My parents finally bought a station wagon. It was all I hoped it would be, and I have lived to tell the tale of flopping around unsecured all the way from Massachusetts to Florida—several times.
I don’t remember that any children I knew died while I was growing up. Polio was rampant in my earliest years, though; I was very much afraid of contracting it and having to spend my life in an iron lung. The son of one of my father’s best friends developed leukemia—which was quite a rare occurrence—but he did survive. Death, however, was something we knew about it. And we knew it could happen without warning, or any obvious reason. We did not touch dead bodies, but our parents had.
My father found his grandmother dead on the floor when he came home from grammar school one day. My mother was named after a sister who expired in the 1918 influenza epidemic. Her mother died in her fifties, in her home, and her daughters washed her and laid her out in the living room for the wake.

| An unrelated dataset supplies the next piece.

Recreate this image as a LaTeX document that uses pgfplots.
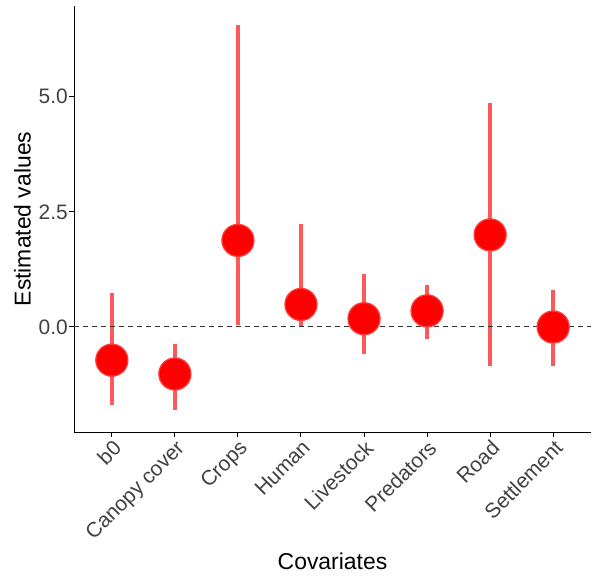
\documentclass[border=0pt]{standalone}
\usepackage{pgfplots}
\pgfplotsset{compat=1.18}
\usepackage{pgfplotstable}
\usepackage{fontspec}
\setmainfont{Liberation Sans}

% Posterior estimates per covariate: point estimate with lower/upper interval
\pgfplotstableread{
x est lo hi
0 -0.72 -1.69 0.74
1 -1.02 -1.81 -0.36
2 1.88 0.05 6.56
3 0.49 0.02 2.23
4 0.18 -0.58 1.16
5 0.35 -0.27 0.92
6 2.00 -0.85 4.86
7 0.00 -0.85 0.81
}\estimates

\definecolor{ptred}{RGB}{255,0,0}
\definecolor{barred}{RGB}{255,88,88}
\definecolor{ticktext}{gray}{0.25}

\begin{document}
\begin{tikzpicture}
\begin{axis}[
  scale only axis,
  width=517bp, height=426bp,
  xmin=-0.6, xmax=7.6,
  ymin=-2.28, ymax=6.97,
  axis x line*=bottom, axis y line*=left,
  axis line style={black, line width=1bp},
  tick align=outside,
  major tick length=4.5bp,
  tick style={black, line width=1bp},
  xtick={0,1,2,3,4,5,6,7},
  xticklabels={b0,Canopy cover,Crops,Human,Livestock,Predators,Road,Settlement},
  ytick={0,2.5,5},
  /pgf/number format/assume math mode=true,
  yticklabel style={/pgf/number format/fixed, /pgf/number format/fixed zerofill,
    /pgf/number format/precision=1, inner sep=1.5bp},
  ticklabel style={font=\fontsize{21}{23}\selectfont, text=ticktext},
  xticklabel style={rotate=45, anchor=north east, inner sep=1.5bp},
  xlabel={Covariates},
  ylabel={Estimated values},
  every axis x label/.style={at={(axis description cs:0.5,-0.3028)}, anchor=center,
    font=\fontsize{23}{25}\selectfont, text=black},
  every axis y label/.style={at={(axis description cs:-0.0996,0.5)}, anchor=center,
    rotate=90, font=\fontsize{23}{25}\selectfont, text=black},
  clip=false,
]
  % interval bars
  \addplot[draw=none, mark=none,
    error bars/.cd, y dir=both, y explicit, error mark=none,
    error bar style={line width=4.5bp, barred}]
    table[x=x, y=est,
      y error plus expr=\thisrow{hi}-\thisrow{est},
      y error minus expr=\thisrow{est}-\thisrow{lo}] {\estimates};
  % point estimates
  \addplot[only marks, mark=*, mark size=16bp,
    mark options={fill=ptred, draw=red!78, line width=1.3bp}]
    table[x=x, y=est] {\estimates};
  % zero reference line
  \addplot[black!80, line width=1bp, dash pattern=on 4.5bp off 4.5bp]
    coordinates {(-0.6,0) (7.6,0)};
\end{axis}
\useasboundingbox (-74bp,-145bp) rectangle (526bp,432bp);
\end{tikzpicture}
\end{document}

They had lived through the Depression and the war, and knew that every sunny, peaceful day was a blessing, not an entitlement. There are no guarantees in this life.
I just heard a story on the radio about girl softball players wearing masks on the field. Not just the catchers—everyone. What has changed about softball that female players now have to take such extraordinary precautions? Have these women developed arms of steel? Are they foolishly placing themselves in harm’s way?
I have never been a good athlete, but I always played intramural sports. Aside from the classmate who was beaned, I never saw anyone hurt, nor was I, a klutz extraordinaire, ever injured. How much fun would I have had if I had to wear a mask? I probably wouldn't have played.
The story also reminded me of a faded newspaper clipping that shows my father and his friends in 1960, when I was four. Their softball team had won a championship. They are grinning, yet they wear simple caps, not helmets, and the only one with a mask is the catcher. Were they insane? Or just lucky enough to live in a time when life was meant to be enjoyed, not feared?